Bottom line is that at least in California, employees theoretically have the right to IP developed in their own time on their own hardware, but in practice, there are numerous caveats, and litigation can be extremely risky.

One of the caveats is that the invention should not overlap with a company's "existing or anticipated line of business", and with the FAANGs being such behemoths, that can cover almost any form of software development.

1 comments

Something that comes up in these discussions is the concept of “company time”.

Company resources is clear cut, but what is company time for a salaried employee? How does that change with being a remote employee?

I’ve moved to a strategic product role and honestly work less than an hour a day on average and seldom go into the office.
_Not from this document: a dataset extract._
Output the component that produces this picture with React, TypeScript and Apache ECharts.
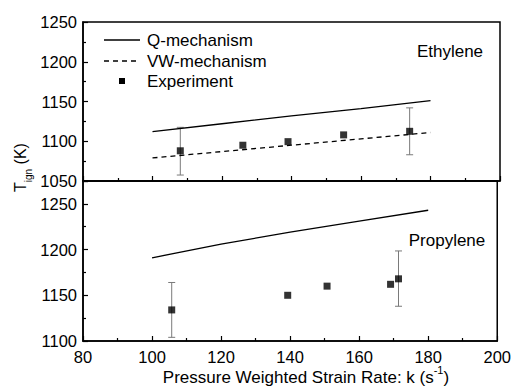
import React, { useEffect, useRef } from "react";
import * as echarts from "echarts";

// Ethylene panel
const ethX = [100, 120, 140, 160, 180];
const ethQ = [1112, 1122, 1132, 1141, 1151];
const ethVW = [1079, 1087, 1095, 1103, 1111];
const ethExpX = [108, 126, 139, 155, 174];
const ethExpY = [1088, 1095, 1099.5, 1108, 1112.5];
const ethErr = [
  [108, 1057.5, 1117.5],
  [174, 1083, 1142],
];

// Propylene panel
const proX = [100, 120, 140, 160, 180];
const proQ = [1191, 1206, 1219, 1231, 1243];
const proExpX = [105.7, 139.3, 150.7, 169.1, 171.4];
const proExpY = [1134, 1150, 1160, 1162, 1168];
const proErr = [
  [105.7, 1104, 1164],
  [171.4, 1138, 1198.5],
];

const legendNames = ["Q-mechanism", "VW-mechanism", "Experiment"];

const FONT = "Liberation Sans, Arial, sans-serif";

const pairs = (xs: number[], ys: number[]) => xs.map((x, i) => [x, ys[i]]);

// width of a text run, used to lay out sub/superscripts
const measure = (text: string, size: number) => {
  const ctx = document.createElement("canvas").getContext("2d");
  if (!ctx) return text.length * size * 0.55;
  ctx.font = `${size}px ${FONT}`;
  return ctx.measureText(text).width;
};

const errorBarItem = (params: any, api: any) => {
  const x = api.value(0);
  const top = api.coord([x, api.value(2)]);
  const bot = api.coord([x, api.value(1)]);
  const cap = 3.5;
  const style = { stroke: "#7a7a7a", lineWidth: 1 };
  return {
    type: "group",
    children: [
      { type: "line", shape: { x1: top[0], y1: top[1], x2: bot[0], y2: bot[1] }, style },
      { type: "line", shape: { x1: top[0] - cap, y1: top[1], x2: top[0] + cap, y2: top[1] }, style },
      { type: "line", shape: { x1: bot[0] - cap, y1: bot[1], x2: bot[0] + cap, y2: bot[1] }, style },
    ],
  };
};

// a row of text runs laid left to right, each with its own size and vertical offset
const textRun = (runs: { text: string; size: number; dy: number }[]) => {
  const widths = runs.map((r) => measure(r.text, r.size));
  const total = widths.reduce((a, b) => a + b, 0);
  let cursor = -total / 2;
  return runs.map((r, i) => {
    const el = {
      type: "text",
      x: cursor,
      y: r.dy,
      style: { text: r.text, fontSize: r.size, fontFamily: FONT, fill: "#000", align: "left", verticalAlign: "middle" },
    };
    cursor += widths[i];
    return el;
  });
};

export default function App() {
  const ref = useRef<HTMLDivElement>(null);

  useEffect(() => {
    if (!ref.current) return;
    const chart = echarts.init(ref.current, null, { renderer: "svg" });

    const axisLine = { show: true, lineStyle: { color: "#000", width: 1.5 } };
    const tickStyle = { color: "#000", width: 1.2 };
    const xBase = {
      type: "value",
      min: 80,
      max: 200,
      interval: 20,
      axisLine,
      axisTick: { show: true, inside: true, length: 5, lineStyle: tickStyle },
      minorTick: { show: true, splitNumber: 2, length: 3, lineStyle: tickStyle },
      splitLine: { show: false },
    };
    const yBase = {
      type: "value",
      interval: 50,
      axisLine,
      axisTick: { show: true, inside: true, length: 5, lineStyle: tickStyle },
      minorTick: { show: true, splitNumber: 2, length: 3, lineStyle: tickStyle },
      splitLine: { show: false },
    };
    const yLabel = (hideAbove: number) => ({
      color: "#000",
      fontSize: 16.5,
      fontFamily: FONT,
      margin: 6,
      formatter: (v: number) => (v > hideAbove ? "" : String(v)),
    });

    const legendY = [40, 61, 81];
    const legendGraphics: any[] = [
      {
        type: "line",
        shape: { x1: 104, y1: legendY[0], x2: 140, y2: legendY[0] },
        style: { stroke: "#000", lineWidth: 1.3 },
      },
      {
        type: "line",
        shape: { x1: 104, y1: legendY[1], x2: 140, y2: legendY[1] },
        style: { stroke: "#000", lineWidth: 1.3, lineDash: [5, 4] },
      },
      {
        type: "rect",
        shape: { x: 119, y: legendY[2] - 3, width: 6, height: 6 },
        style: { fill: "#000" },
      },
      ...legendNames.map((name, i) => ({
        type: "text",
        x: 147,
        y: legendY[i],
        style: { text: name, fontSize: 17, fontFamily: FONT, fill: "#000", verticalAlign: "middle" },
      })),
    ];

    chart.setOption({
      animation: false,
      backgroundColor: "#fff",
      grid: [
        { left: 83, top: 22, width: 417, height: 159, show: true, borderColor: "#000", borderWidth: 1.5, backgroundColor: "transparent" },
        { left: 83, top: 181, width: 417, height: 160, show: true, borderColor: "#000", borderWidth: 1.5, backgroundColor: "transparent" },
      ],
      xAxis: [
        { ...xBase, gridIndex: 0, axisLabel: { show: false } },
        {
          ...xBase,
          gridIndex: 1,
          axisLabel: { show: true, color: "#000", fontSize: 16.5, fontFamily: FONT, margin: 7 },
        },
      ],
      yAxis: [
        { ...yBase, gridIndex: 0, min: 1050, max: 1250, axisLabel: yLabel(1250) },
        { ...yBase, gridIndex: 1, min: 1100, max: 1275, axisLabel: yLabel(1250) },
      ],
      graphic: [
        ...legendGraphics,
        {
          type: "text",
          x: 450,
          y: 51,
          style: { text: "Ethylene", fontSize: 17, fontFamily: FONT, fill: "#000", align: "center", verticalAlign: "middle" },
        },
        {
          type: "text",
          x: 447,
          y: 240,
          style: { text: "Propylene", fontSize: 17, fontFamily: FONT, fill: "#000", align: "center", verticalAlign: "middle" },
        },
        {
          type: "group",
          x: 306,
          y: 377,
          children: textRun([
            { text: "Pressure Weighted Strain Rate: k (s", size: 17, dy: 0 },
            { text: "-1", size: 11, dy: -7 },
            { text: ")", size: 17, dy: 0 },
          ]),
        },
        {
          type: "group",
          x: 20.5,
          y: 167.5,
          rotation: Math.PI / 2,
          children: textRun([
            { text: "T", size: 16, dy: 0 },
            { text: "ign", size: 10, dy: 8 },
            { text: " (K)", size: 16, dy: 0 },
          ]),
        },
      ],
      series: [
        {
          name: legendNames[0],
          type: "line",
          xAxisIndex: 0,
          yAxisIndex: 0,
          data: pairs(ethX, ethQ),
          showSymbol: false,
          symbol: "none",
          lineStyle: { color: "#000", width: 1.3 },
          itemStyle: { color: "#000" },
        },
        {
          name: legendNames[1],
          type: "line",
          xAxisIndex: 0,
          yAxisIndex: 0,
          data: pairs(ethX, ethVW),
          showSymbol: false,
          symbol: "none",
          lineStyle: { color: "#000", width: 1.3, type: [5, 4] },
          itemStyle: { color: "#000" },
        },
        {
          name: "Ethylene error",
          type: "custom",
          xAxisIndex: 0,
          yAxisIndex: 0,
          data: ethErr,
          encode: { x: 0, y: [1, 2] },
          renderItem: errorBarItem,
          z: 1,
        },
        {
          name: legendNames[2],
          type: "scatter",
          xAxisIndex: 0,
          yAxisIndex: 0,
          data: pairs(ethExpX, ethExpY),
          symbol: "rect",
          symbolSize: 7,
          itemStyle: { color: "#000" },
          z: 3,
        },
        {
          name: legendNames[0],
          type: "line",
          xAxisIndex: 1,
          yAxisIndex: 1,
          data: pairs(proX, proQ),
          showSymbol: false,
          symbol: "none",
          lineStyle: { color: "#000", width: 1.3 },
          itemStyle: { color: "#000" },
        },
        {
          name: "Propylene error",
          type: "custom",
          xAxisIndex: 1,
          yAxisIndex: 1,
          data: proErr,
          encode: { x: 0, y: [1, 2] },
          renderItem: errorBarItem,
          z: 1,
        },
        {
          name: legendNames[2],
          type: "scatter",
          xAxisIndex: 1,
          yAxisIndex: 1,
          data: pairs(proExpX, proExpY),
          symbol: "rect",
          symbolSize: 7,
          itemStyle: { color: "#000" },
          z: 3,
        },
      ],
    });

    return () => chart.dispose();
  }, []);

  return <div ref={ref} style={{ width: 514, height: 388, position: "absolute", left: 0, top: 0 }} />;
}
If I decide to work on a side project does that restrict me from git commits between 8-5?

> Company resources is clear cut, but what is company time for a salaried employee?

Usually salary comes with an expectation of hours per week/month, and usually also comes with a software where you write down your hours, to track overtime, minus time, etc. So all the time you write down in that system, counts as companytime.

You've had this at tech jobs? I've definitely never had to track time at any of my tech jobs (nor have I ever been eligible for overtime .)
Yes, switzerland requires time tracking, including a requirement of certain break times if your shift is long enough.
Interesting, I haven’t had a timesheet since I was an intern during college almost 20 years ago.

I didn’t realize that timesheets we’re still a common part of being a salaried employee in tech.

It depends what you do - I've always had to timesheet, but that's because I was working for clients, so we had to at the very least make sure we were estimating correctly, or, at my current job, that we're billing the hours I actually work.

It's not too onerous, since I only work for one client at a time, and time spent not at work is uncommon and usually in big chunks (e.g. an hour or two for a doctor's visit, days or weeks for vacation).